* Start *

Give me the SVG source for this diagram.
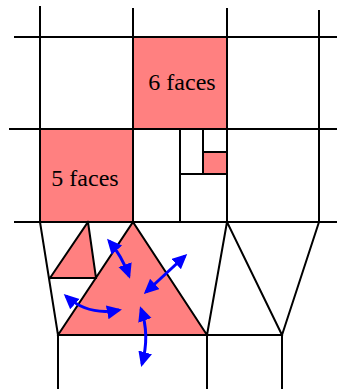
<svg xmlns="http://www.w3.org/2000/svg" width="337" height="389" viewBox="0 0 337 389">
<style>
.ln{stroke:#000;stroke-width:2;fill:none;stroke-linecap:square;stroke-linejoin:miter}
.pk{fill:#ff8080;stroke:none}
.lbl{font-family:"Liberation Serif","Times New Roman",serif;font-size:24px;fill:#000;text-anchor:middle}
.ar{stroke:#0000ff;stroke-width:3;fill:none;marker-start:url(#ah);marker-end:url(#ah)}
</style>
<defs>
<marker id="ah" markerUnits="userSpaceOnUse" markerWidth="18" markerHeight="18" refX="12" refY="7" orient="auto-start-reverse" viewBox="0 0 18 18">
<path d="M0,0 L15,7 L0,14 Z" fill="#0000ff"/>
</marker>
</defs>
<rect width="337" height="389" fill="#fff"/>
<g id="face6"><rect class="pk" x="133" y="37" width="94" height="92"/><text class="lbl" x="182" y="90">6 faces</text></g>
<g id="face5"><rect class="pk" x="40" y="129" width="93" height="93"/><text class="lbl" x="85" y="186">5 faces</text></g>
<g id="smallsq"><rect class="pk" x="203" y="152" width="24" height="22"/></g>
<g id="smalltri"><polygon class="pk" points="88,222 50,278 96,278"/></g>
<g id="bigtri"><polygon class="pk" points="133,222 58,335 207,335"/></g>
<g id="connectors">
<path class="ln" d="M15,37H337M10,129H337M15,222H337M58,335H282M180,174H227M203,152H227M50,278H96"/>
<path class="ln" d="M40,7V222M133,9V222M227,9V222M319,11V222M180,129V222M203,129V174M58,335V389M207,335V389M282,335V389"/>
<path class="ln" d="M40,222L58,335M88,222L96,278M88,222L50,278M133,222L58,335M133,222L207,335M227,222L207,335M227,222L282,335M319,222L282,335"/>
<path class="ar" d="M109,241 Q122,256 129,276"/>
<path class="ar" d="M185,256 L146,292"/>
<path class="ar" d="M66,296 Q88,316 119,310"/>
<path class="ar" d="M141,309 Q150,335 142,364"/>
</g>
</svg>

* End *

__Work to be completed__.
From the listing, extract all text exactly as given and drop any picture.

__Task answer__.
Give me the SVG source for this diagram.
<svg xmlns="http://www.w3.org/2000/svg" width="337" height="389" viewBox="0 0 337 389">
<style>
.ln{stroke:#000;stroke-width:2;fill:none;stroke-linecap:square;stroke-linejoin:miter}
.pk{fill:#ff8080;stroke:none}
.lbl{font-family:"Liberation Serif","Times New Roman",serif;font-size:24px;fill:#000;text-anchor:middle}
.ar{stroke:#0000ff;stroke-width:3;fill:none;marker-start:url(#ah);marker-end:url(#ah)}
</style>
<defs>
<marker id="ah" markerUnits="userSpaceOnUse" markerWidth="18" markerHeight="18" refX="12" refY="7" orient="auto-start-reverse" viewBox="0 0 18 18">
<path d="M0,0 L15,7 L0,14 Z" fill="#0000ff"/>
</marker>
</defs>
<rect width="337" height="389" fill="#fff"/>
<g id="face6"><rect class="pk" x="133" y="37" width="94" height="92"/><text class="lbl" x="182" y="90">6 faces</text></g>
<g id="face5"><rect class="pk" x="40" y="129" width="93" height="93"/><text class="lbl" x="85" y="186">5 faces</text></g>
<g id="smallsq"><rect class="pk" x="203" y="152" width="24" height="22"/></g>
<g id="smalltri"><polygon class="pk" points="88,222 50,278 96,278"/></g>
<g id="bigtri"><polygon class="pk" points="133,222 58,335 207,335"/></g>
<g id="connectors">
<path class="ln" d="M15,37H337M10,129H337M15,222H337M58,335H282M180,174H227M203,152H227M50,278H96"/>
<path class="ln" d="M40,7V222M133,9V222M227,9V222M319,11V222M180,129V222M203,129V174M58,335V389M207,335V389M282,335V389"/>
<path class="ln" d="M40,222L58,335M88,222L96,278M88,222L50,278M133,222L58,335M133,222L207,335M227,222L207,335M227,222L282,335M319,222L282,335"/>
<path class="ar" d="M109,241 Q122,256 129,276"/>
<path class="ar" d="M185,256 L146,292"/>
<path class="ar" d="M66,296 Q88,316 119,310"/>
<path class="ar" d="M141,309 Q150,335 142,364"/>
</g>
</svg>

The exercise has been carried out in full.